**EXERCISE DIRECTIONS**.
Return each line of the listing below, unchanged, and omit the images.
──────────────────────────────
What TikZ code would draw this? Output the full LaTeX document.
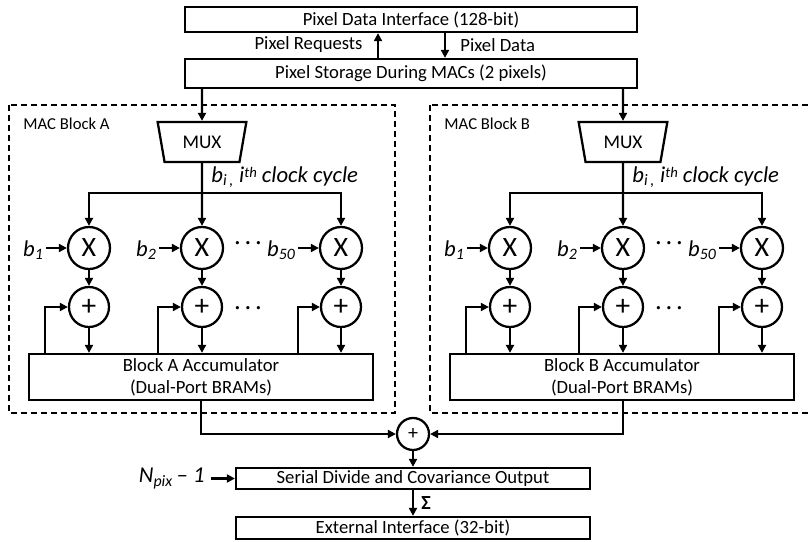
\documentclass[tikz,border=0pt]{standalone}
\usepackage{fontspec}
\setmainfont{Carlito}
\usetikzlibrary{arrows.meta,shapes.geometric}
\begin{document}
\begin{tikzpicture}[x=0.75pt,y=-0.75pt,line width=1.7pt,
  box/.style={draw,rectangle,inner sep=0pt,align=center,font=\fontsize{14}{16.5}\selectfont},
  arr/.style={-{Triangle[length=6pt,width=6pt]}},
  lbl/.style={inner sep=1pt,font=\fontsize{14}{16}\selectfont},
  ital/.style={inner sep=1pt,font=\fontsize{17}{19}\selectfont\itshape},
  mulc/.style={draw,circle,inner sep=0pt,minimum size=31.5pt,font=\fontsize{21}{21}\selectfont},
  addc/.style={draw,circle,inner sep=0pt,minimum size=30pt,font=\fontsize{22}{22}\selectfont},
  muxbox/.style={draw,trapezium,shape border rotate=180,trapezium angle=74,trapezium stretches=true,
     minimum width=66.75pt,minimum height=30pt,inner sep=0pt,font=\fontsize{14.5}{14.5}\selectfont},
  dashbox/.style={draw,dash pattern=on 4.5pt off 3pt},
  dotsl/.style={inner sep=0pt,anchor=base,font=\fontsize{17}{19}\selectfont}]
\useasboundingbox (0,0) rectangle (811,542);
% top boxes
\node[box,minimum width=339pt,minimum height=18.75pt] (pdi) at (411,19.5) {Pixel Data Interface (128-bit)};
\node[box,minimum width=339pt,minimum height=21.75pt] (pst) at (411,73.5) {Pixel Storage During MACs (2 pixels)};
\coordinate (req) at (378,46);
\coordinate (dat) at (445,46);
\draw[arr] (pst.north -| req) -- (pdi.south -| req);
\draw[arr] (pdi.south -| dat) -- (pst.north -| dat);
\node[lbl,anchor=east] (reqlbl) at (365,45) {Pixel Requests};
\node[lbl,anchor=west] (datlbl) at (458,45) {Pixel Data};
% blocks
\foreach \blk/\off in {A/0,B/421}{
  \draw[dashbox] (9+\off,105) rectangle (395+\off,413);
  \node[inner sep=1pt,anchor=west,font=\fontsize{12.5}{14}\selectfont] (mac\blk) at (21+\off,124) {MAC Block \blk};
  \node[muxbox] (mux\blk) at (202+\off,142) {MUX};
  \draw[arr] (pst.south -| mux\blk.center) -- (mux\blk.north);
  \node[ital,anchor=base west] (bi\blk) at (209+\off,182) {b\textsubscript{i\,,} i\raisebox{0.45ex}{\fontsize{11}{11}\selectfont th} clock cycle};
  \node[mulc] (x\blk1) at (89+\off,248) {X};
  \node[mulc] (x\blk2) at (202+\off,248) {X};
  \node[mulc] (x\blk3) at (341+\off,248) {X};
  \node[addc] (p\blk1) at (89+\off,307) {+};
  \node[addc] (p\blk2) at (202+\off,307) {+};
  \node[addc] (p\blk3) at (341+\off,307) {+};
  \coordinate (br\blk) at (202+\off,193);
  \draw[arr] (mux\blk.south) -- (x\blk2);
  \draw[arr] (br\blk) -| (x\blk1);
  \draw[arr] (br\blk) -| (x\blk3);
  \node[ital,anchor=east] (b\blk1) at (46+\off,250) {b\textsubscript{1}};
  \node[ital,anchor=east] (b\blk2) at (159+\off,250) {b\textsubscript{2}};
  \node[ital,anchor=east] (b\blk3) at (298+\off,250) {b\textsubscript{50}};
  \draw[arr] (b\blk1.east |- x\blk1.west) -- (x\blk1.west);
  \draw[arr] (b\blk2.east |- x\blk2.west) -- (x\blk2.west);
  \draw[arr] (b\blk3.east |- x\blk3.west) -- (x\blk3.west);
  \node[dotsl] (dx\blk) at (248+\off,249.5) {·\hspace{3.6pt}·\hspace{3.6pt}·};
  \node[dotsl] (dp\blk) at (248+\off,314.5) {·\hspace{3.6pt}·\hspace{3.6pt}·};
  \draw[arr] (x\blk1) -- (p\blk1);
  \draw[arr] (x\blk2) -- (p\blk2);
  \draw[arr] (x\blk3) -- (p\blk3);
  \node[box,minimum width=258pt,minimum height=34.5pt] (acc\blk) at (201+\off,377) {Block \blk{} Accumulator\\(Dual-Port BRAMs)};
  \draw[arr] (p\blk1) -- (acc\blk.north -| p\blk1);
  \draw[arr] (p\blk2) -- (acc\blk.north -| p\blk2);
  \draw[arr] (p\blk3) -- (acc\blk.north -| p\blk3);
  \coordinate (fb\blk1) at (45+\off,307);
  \coordinate (fb\blk2) at (158+\off,307);
  \coordinate (fb\blk3) at (298+\off,307);
  \draw[arr] (acc\blk.north -| fb\blk1) -- (fb\blk1) -- (p\blk1.west);
  \draw[arr] (acc\blk.north -| fb\blk2) -- (fb\blk2) -- (p\blk2.west);
  \draw[arr] (acc\blk.north -| fb\blk3) -- (fb\blk3) -- (p\blk3.west);
}
% final sum
\node[draw,circle,inner sep=0pt,minimum size=24pt,font=\fontsize{15}{15}\selectfont] (sum) at (413,434) {+};
\draw[arr] (accA.south) |- (sum.west);
\draw[arr] ([xshift=0.75pt]accB.south) |- (sum.east);
\node[box,minimum width=265.5pt,minimum height=15.75pt] (ser) at (413,478.5) {Serial Divide and Covariance Output};
\node[box,minimum width=265.5pt,minimum height=16.5pt] (ext) at (413,528) {External Interface (32-bit)};
\draw[arr] (sum) -- (ser.north -| sum);
\draw[arr] (ser.south -| sum) -- (ext.north -| sum);
\node[inner sep=1pt,anchor=west,font=\fontsize{15}{15}\selectfont\bfseries] (sig) at (419,503) {Σ};
\node[ital,anchor=east,inner sep=4pt] (npix) at (211,478.5) {N\textsubscript{pix}\,– 1};
\draw[arr] (npix.east) -- (npix.east -| ser.west);
\end{tikzpicture}
\end{document}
──────────────────────────────
**RESULT OF THE EXERCISE**.
What TikZ code would draw this? Output the full LaTeX document.
\documentclass[tikz,border=0pt]{standalone}
\usepackage{fontspec}
\setmainfont{Carlito}
\usetikzlibrary{arrows.meta,shapes.geometric}
\begin{document}
\begin{tikzpicture}[x=0.75pt,y=-0.75pt,line width=1.7pt,
  box/.style={draw,rectangle,inner sep=0pt,align=center,font=\fontsize{14}{16.5}\selectfont},
  arr/.style={-{Triangle[length=6pt,width=6pt]}},
  lbl/.style={inner sep=1pt,font=\fontsize{14}{16}\selectfont},
  ital/.style={inner sep=1pt,font=\fontsize{17}{19}\selectfont\itshape},
  mulc/.style={draw,circle,inner sep=0pt,minimum size=31.5pt,font=\fontsize{21}{21}\selectfont},
  addc/.style={draw,circle,inner sep=0pt,minimum size=30pt,font=\fontsize{22}{22}\selectfont},
  muxbox/.style={draw,trapezium,shape border rotate=180,trapezium angle=74,trapezium stretches=true,
     minimum width=66.75pt,minimum height=30pt,inner sep=0pt,font=\fontsize{14.5}{14.5}\selectfont},
  dashbox/.style={draw,dash pattern=on 4.5pt off 3pt},
  dotsl/.style={inner sep=0pt,anchor=base,font=\fontsize{17}{19}\selectfont}]
\useasboundingbox (0,0) rectangle (811,542);
% top boxes
\node[box,minimum width=339pt,minimum height=18.75pt] (pdi) at (411,19.5) {Pixel Data Interface (128-bit)};
\node[box,minimum width=339pt,minimum height=21.75pt] (pst) at (411,73.5) {Pixel Storage During MACs (2 pixels)};
\coordinate (req) at (378,46);
\coordinate (dat) at (445,46);
\draw[arr] (pst.north -| req) -- (pdi.south -| req);
\draw[arr] (pdi.south -| dat) -- (pst.north -| dat);
\node[lbl,anchor=east] (reqlbl) at (365,45) {Pixel Requests};
\node[lbl,anchor=west] (datlbl) at (458,45) {Pixel Data};
% blocks
\foreach \blk/\off in {A/0,B/421}{
  \draw[dashbox] (9+\off,105) rectangle (395+\off,413);
  \node[inner sep=1pt,anchor=west,font=\fontsize{12.5}{14}\selectfont] (mac\blk) at (21+\off,124) {MAC Block \blk};
  \node[muxbox] (mux\blk) at (202+\off,142) {MUX};
  \draw[arr] (pst.south -| mux\blk.center) -- (mux\blk.north);
  \node[ital,anchor=base west] (bi\blk) at (209+\off,182) {b\textsubscript{i\,,} i\raisebox{0.45ex}{\fontsize{11}{11}\selectfont th} clock cycle};
  \node[mulc] (x\blk1) at (89+\off,248) {X};
  \node[mulc] (x\blk2) at (202+\off,248) {X};
  \node[mulc] (x\blk3) at (341+\off,248) {X};
  \node[addc] (p\blk1) at (89+\off,307) {+};
  \node[addc] (p\blk2) at (202+\off,307) {+};
  \node[addc] (p\blk3) at (341+\off,307) {+};
  \coordinate (br\blk) at (202+\off,193);
  \draw[arr] (mux\blk.south) -- (x\blk2);
  \draw[arr] (br\blk) -| (x\blk1);
  \draw[arr] (br\blk) -| (x\blk3);
  \node[ital,anchor=east] (b\blk1) at (46+\off,250) {b\textsubscript{1}};
  \node[ital,anchor=east] (b\blk2) at (159+\off,250) {b\textsubscript{2}};
  \node[ital,anchor=east] (b\blk3) at (298+\off,250) {b\textsubscript{50}};
  \draw[arr] (b\blk1.east |- x\blk1.west) -- (x\blk1.west);
  \draw[arr] (b\blk2.east |- x\blk2.west) -- (x\blk2.west);
  \draw[arr] (b\blk3.east |- x\blk3.west) -- (x\blk3.west);
  \node[dotsl] (dx\blk) at (248+\off,249.5) {·\hspace{3.6pt}·\hspace{3.6pt}·};
  \node[dotsl] (dp\blk) at (248+\off,314.5) {·\hspace{3.6pt}·\hspace{3.6pt}·};
  \draw[arr] (x\blk1) -- (p\blk1);
  \draw[arr] (x\blk2) -- (p\blk2);
  \draw[arr] (x\blk3) -- (p\blk3);
  \node[box,minimum width=258pt,minimum height=34.5pt] (acc\blk) at (201+\off,377) {Block \blk{} Accumulator\\(Dual-Port BRAMs)};
  \draw[arr] (p\blk1) -- (acc\blk.north -| p\blk1);
  \draw[arr] (p\blk2) -- (acc\blk.north -| p\blk2);
  \draw[arr] (p\blk3) -- (acc\blk.north -| p\blk3);
  \coordinate (fb\blk1) at (45+\off,307);
  \coordinate (fb\blk2) at (158+\off,307);
  \coordinate (fb\blk3) at (298+\off,307);
  \draw[arr] (acc\blk.north -| fb\blk1) -- (fb\blk1) -- (p\blk1.west);
  \draw[arr] (acc\blk.north -| fb\blk2) -- (fb\blk2) -- (p\blk2.west);
  \draw[arr] (acc\blk.north -| fb\blk3) -- (fb\blk3) -- (p\blk3.west);
}
% final sum
\node[draw,circle,inner sep=0pt,minimum size=24pt,font=\fontsize{15}{15}\selectfont] (sum) at (413,434) {+};
\draw[arr] (accA.south) |- (sum.west);
\draw[arr] ([xshift=0.75pt]accB.south) |- (sum.east);
\node[box,minimum width=265.5pt,minimum height=15.75pt] (ser) at (413,478.5) {Serial Divide and Covariance Output};
\node[box,minimum width=265.5pt,minimum height=16.5pt] (ext) at (413,528) {External Interface (32-bit)};
\draw[arr] (sum) -- (ser.north -| sum);
\draw[arr] (ser.south -| sum) -- (ext.north -| sum);
\node[inner sep=1pt,anchor=west,font=\fontsize{15}{15}\selectfont\bfseries] (sig) at (419,503) {Σ};
\node[ital,anchor=east,inner sep=4pt] (npix) at (211,478.5) {N\textsubscript{pix}\,– 1};
\draw[arr] (npix.east) -- (npix.east -| ser.west);
\end{tikzpicture}
\end{document}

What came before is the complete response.